Ramen Chain, Touchten Games’ latest title, has just made waves by topping iOS charts in Singapore, Indonesia and the Philippines.
Touchten Games has made news again with their latest game launched on August 3. The Indonesia-based independent games studio’s time management title Ramen Chain is now the number one free app on the iOS platform in Singapore, Indonesia and the Philippines. In Malaysia, Taiwan and Hong Kong, it has also gained popularity in terms of becoming one of the top five free apps on the iOS platform.
Anton Soeharyo, CEO of Touchten Games, shared that it took them eight months to research, understand and produce this title. Flurry, an analytical service, revealed that today alone, there are over 46,000 daily active users. Anton also added that the game hit 30,000 downloads in just 48 hours, and will probably see a peak this weekend with it topping the charts.

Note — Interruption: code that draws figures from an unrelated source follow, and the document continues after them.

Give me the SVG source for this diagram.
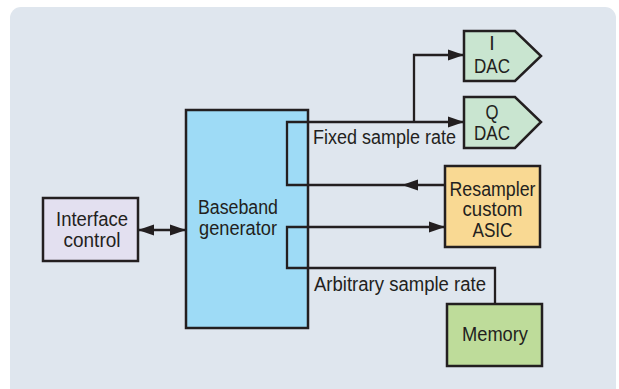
<svg xmlns="http://www.w3.org/2000/svg" width="619" height="389" viewBox="0 0 619 389">
<style>
.box{stroke:#231f20;stroke-width:2.5}
.t{font-family:"Liberation Sans",Arial,sans-serif;font-size:19.5px;fill:#231f20}
.c{text-anchor:middle}
.ln{fill:none;stroke:#231f20;stroke-width:2.3}
</style>
<defs>
<marker id="ah" markerUnits="userSpaceOnUse" markerWidth="18" markerHeight="12" refX="16" refY="6" orient="auto-start-reverse" viewBox="0 0 18 12">
<path d="M0,0.5 L16,6 L0,11.5 Z" fill="#231f20"/>
</marker>
</defs>
<rect x="0" y="0" width="619" height="389" fill="#ffffff"/>
<rect id="panel" x="10" y="7" width="606" height="395" rx="11" fill="#dfe6ee"/>
<g id="interface">
<rect class="box" x="43" y="198" width="95" height="63" fill="#e3e0f0"/>
<text class="t c" x="92" y="226" textLength="72" lengthAdjust="spacingAndGlyphs">Interface</text>
<text class="t c" x="92" y="247" textLength="57" lengthAdjust="spacingAndGlyphs">control</text>
</g>
<g id="baseband">
<rect class="box" x="186" y="110" width="122" height="218" fill="#9edbf6"/>
<text class="t c" x="238" y="214" textLength="80" lengthAdjust="spacingAndGlyphs">Baseband</text>
<text class="t c" x="238" y="235" textLength="78" lengthAdjust="spacingAndGlyphs">generator</text>
</g>
<g id="idac">
<polygon class="box" points="464,31 515,31 541,56 515,81 464,81" fill="#c9e5d0"/>
<text class="t c" x="492" y="50">I</text>
<text class="t c" x="492" y="73" textLength="36" lengthAdjust="spacingAndGlyphs">DAC</text>
</g>
<g id="qdac">
<polygon class="box" points="464,97 515,97 541,122 515,148 464,148" fill="#c9e5d0"/>
<text class="t c" x="492" y="119" textLength="13" lengthAdjust="spacingAndGlyphs">Q</text>
<text class="t c" x="492" y="140" textLength="36" lengthAdjust="spacingAndGlyphs">DAC</text>
</g>
<g id="resampler">
<rect class="box" x="445" y="166" width="95" height="81" fill="#f9d993"/>
<text class="t c" x="492.5" y="196" textLength="86" lengthAdjust="spacingAndGlyphs">Resampler</text>
<text class="t c" x="492.5" y="216" textLength="60" lengthAdjust="spacingAndGlyphs">custom</text>
<text class="t c" x="492.5" y="237" textLength="40" lengthAdjust="spacingAndGlyphs">ASIC</text>
</g>
<g id="memory">
<rect class="box" x="447" y="304" width="95" height="62" fill="#bedc9a"/>
<text class="t c" x="495" y="341" textLength="66" lengthAdjust="spacingAndGlyphs">Memory</text>
</g>
<g id="connectors">
<line class="ln" x1="138" y1="230" x2="186" y2="230" marker-start="url(#ah)" marker-end="url(#ah)"/>
<path class="ln" d="M445,185 L402,185" marker-end="url(#ah)"/>
<path class="ln" d="M402,185 L287,185 L287,122 L464,122" marker-end="url(#ah)"/>
<path class="ln" d="M414,122 L414,55 L464,55" marker-end="url(#ah)"/>
<path class="ln" d="M495,304 L495,268 L287,268 L287,227 L445,227" marker-end="url(#ah)"/>
<text class="t" x="313" y="144" textLength="143" lengthAdjust="spacingAndGlyphs">Fixed sample rate</text>
<text class="t" x="314" y="291" textLength="172" lengthAdjust="spacingAndGlyphs">Arbitrary sample rate</text>
</g>
</svg>
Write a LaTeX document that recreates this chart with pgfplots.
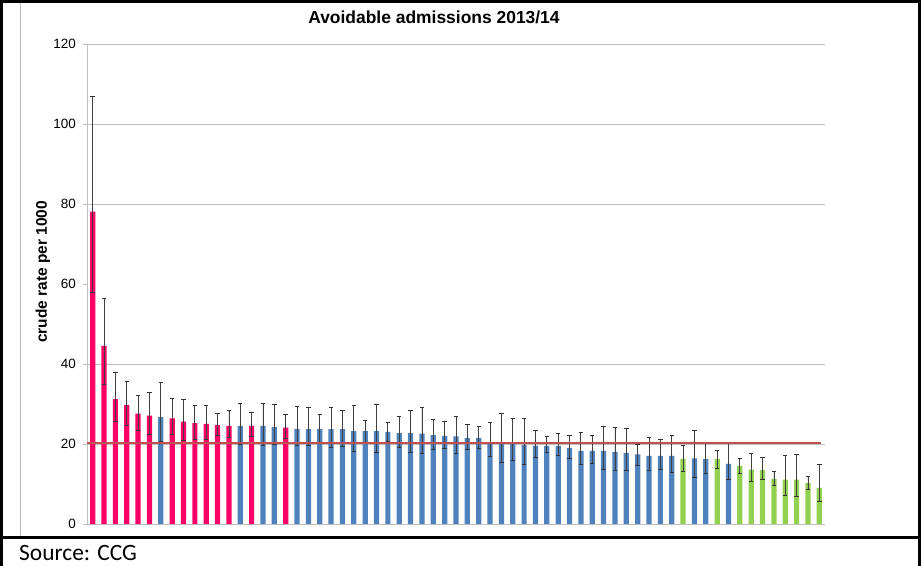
\documentclass[border=0pt]{standalone}
\usepackage{fontspec}
\setmainfont{Liberation Sans}
\newfontfamily\calibri{Carlito}
\usepackage{pgfplots}
\pgfplotsset{compat=1.18}
\usepackage{pgfplotstable}

\definecolor{pinkbar}{RGB}{255,0,102}
\definecolor{bluebar}{RGB}{79,129,189}
\definecolor{greenbar}{RGB}{146,208,80}
\definecolor{redline}{RGB}{192,80,77}
\definecolor{gridgray}{RGB}{192,192,192}

% i = position, v = crude rate, hi/lo = confidence limits
\pgfplotstableread{
i v hi lo
1 78.1 106.8 57.8
2 44.5 56.4 34.9
3 31.2 37.9 25.7
4 29.7 35.7 24.7
5 27.6 32.2 23.4
6 27.1 32.8 22.4
8 26.4 31.4 22.4
9 25.6 31.2 20.9
10 25.2 29.7 21.2
11 25.0 29.7 21.2
12 24.7 27.7 22.2
13 24.5 28.3 21.7
15 24.5 27.9 21.9
18 24.1 27.4 21.4
}\pinktab

\pgfplotstableread{
i v hi lo
7 26.7 35.3 20.7
14 24.5 30.2 19.8
16 24.5 30.2 19.7
17 24.2 29.9 19.9
19 23.8 29.4 19.7
20 23.7 29.2 19.7
21 23.7 27.5 20.2
22 23.7 29.2 19.1
23 23.7 28.4 19.4
24 23.2 29.6 18.2
25 23.2 25.9 20.5
26 23.2 29.9 17.8
27 23.0 25.5 20.7
28 22.7 27.0 19.1
29 22.7 28.4 17.9
30 22.6 29.2 17.7
31 22.2 26.1 18.7
32 22.0 25.7 18.9
33 21.9 26.9 17.7
34 21.5 24.8 18.7
35 21.5 24.3 18.9
36 20.1 25.4 16.9
37 20.0 27.7 15.4
38 20.0 26.4 16.0
39 19.8 26.4 14.9
40 19.6 23.5 16.7
41 19.5 21.9 17.8
42 19.5 22.6 17.1
43 19.0 22.1 16.3
44 18.3 23.0 14.9
45 18.3 22.2 15.2
46 18.3 24.4 13.7
47 18.0 24.2 13.4
48 17.8 23.9 13.3
49 17.4 20.0 14.7
50 17.0 21.7 13.3
51 17.0 21.2 13.7
52 17.0 22.2 12.9
54 16.4 23.4 11.7
55 16.2 20.2 12.7
57 15.0 20.2 11.2
}\bluetab

\pgfplotstableread{
i v hi lo
53 16.3 19.7 13.2
56 16.2 18.4 13.9
58 14.5 16.3 12.7
59 13.6 17.7 10.7
60 13.5 16.6 11.2
61 11.3 13.2 9.6
62 11.1 17.2 7.2
63 11.1 17.4 6.9
64 10.2 11.9 8.7
65 9.0 14.9 5.6
}\greentab

\pgfplotstableread{
i v
0.5 20.2
65.15 20.2
}\avgtab

\pgfplotsset{
  barstyle/.style={
    ybar, bar width=0.46, bar shift=0pt, draw=none, fill=#1,
    error bars/.cd, y dir=both, y explicit,
    error bar style={black!75, line width=0.8bp},
    error mark options={rotate=90, mark size=2.2bp, black!80, line width=0.9bp}
  }
}

\begin{document}
\begin{tikzpicture}
\path[use as bounding box] (0bp,0bp) rectangle (921bp,566bp);
% outer frame
\draw[line width=3bp] (1.5bp,0bp) -- (1.5bp,564.5bp) -- (919.5bp,564.5bp) -- (919.5bp,0bp);
\draw[line width=3bp] (0bp,28bp) -- (921bp,28bp);
\draw[gray!55, line width=0.8bp] (20bp,29.5bp) -- (20bp,563bp);
\node[anchor=west, inner sep=0pt, font=\calibri\fontsize{23.5}{27}\selectfont] at (19bp,13bp) {Source: CCG};
% titles
\node[font=\bfseries\fontsize{17.5}{21}\selectfont] at (434bp,549bp) {Avoidable admissions 2013/14};
\node[rotate=90, font=\bfseries\fontsize{15.5}{18}\selectfont] at (43bp,294bp) {crude rate per 1000};
\begin{axis}[
  at={(87bp,42bp)}, anchor=south west, scale only axis,
  width=738bp, height=480bp,
  xmin=0.5, xmax=65.5, ymin=0, ymax=120,
  xtick=\empty,
  ytick={0,20,...,120},
  axis x line*=bottom, axis y line*=left,
  axis line style={gridgray, line width=0.9bp},
  tick align=outside, major tick length=4bp,
  ytick style={gridgray, line width=0.8bp},
  extra y ticks={20,40,80,100,120},
  extra y tick labels={},
  extra y tick style={grid=major, major grid style={gridgray, line width=0.8bp}},
  /pgf/number format/assume math mode=true,
  yticklabel style={font=\fontsize{13.5}{16}\selectfont, inner sep=0pt, xshift=-7bp},
  clip=false,
]
\addplot[barstyle=pinkbar] table[x=i, y=v, y error plus expr=\thisrow{hi}-\thisrow{v}, y error minus expr=\thisrow{v}-\thisrow{lo}] {\pinktab};
\addplot[barstyle=bluebar] table[x=i, y=v, y error plus expr=\thisrow{hi}-\thisrow{v}, y error minus expr=\thisrow{v}-\thisrow{lo}] {\bluetab};
\addplot[barstyle=greenbar] table[x=i, y=v, y error plus expr=\thisrow{hi}-\thisrow{v}, y error minus expr=\thisrow{v}-\thisrow{lo}] {\greentab};
\addplot[redline, line width=2.6bp, mark=none] table[x=i, y=v] {\avgtab};
\end{axis}
\end{tikzpicture}
\end{document}
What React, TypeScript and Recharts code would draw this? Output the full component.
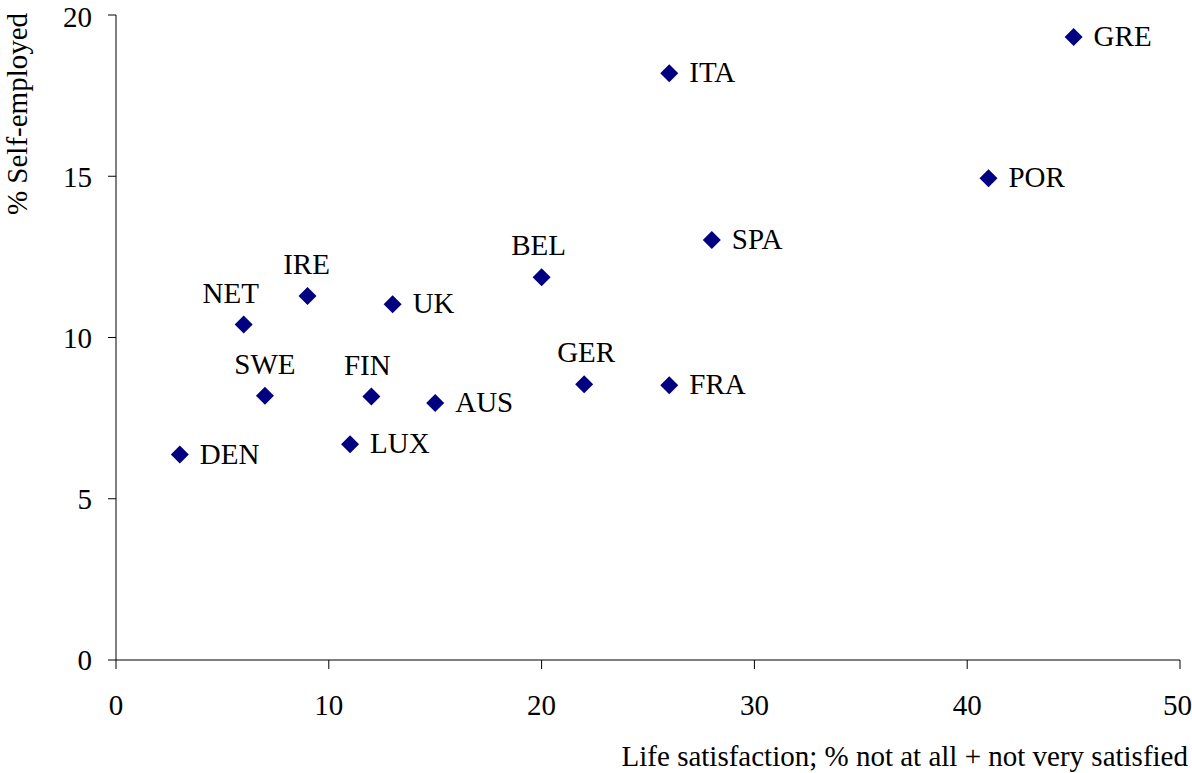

“Well, weekends are when people stop schooling and start playing. Since our game is number one, I was hoping during the weekend, girls and boys across the region will have their devices (that was previously confiscated by their parents) out of the shelf and start rummaging through the top games to download,” said Anton.
This is definitely not the first title Touchten has done which is related to Japanese cuisine. Anton conveyed that generally, food sells. He added, “Ever since the success of Sushi Chain, we knew that gamers in the Asian market, especially the SEA region loves to play games related to food. We waited four years to add a new franchise to our food chain series of games, the wait was worthwhile. You cannot rush quality, and I am happy with the enormously positive reviews by users of Ramen Chain. I am sure we will create more of these food time management game for our fans in the very near future.”
What I really liked was the storyline. Young Hyori wants to be a famous ramen chef but no one wants to hire an inexperienced village girl who’s spent most of her growing up years with fisherfolk. Hungry and forlorn, she catches a glimpse of a ramen restaurant tucked in a corner on an inconspicuous street. After receiving a free meal from the owner, she realized that it was the “most legendary ramen” she has ever eaten (and she has eaten a lot of ramen). Bursting with joy, she asked the owner for a job and he agreed to make her his prodigy.
The user interface of this game definitely beats their older title Train Legend by a million times, and I feel that Touchten has stepped up to really treat the gaming scene in Asia seriously.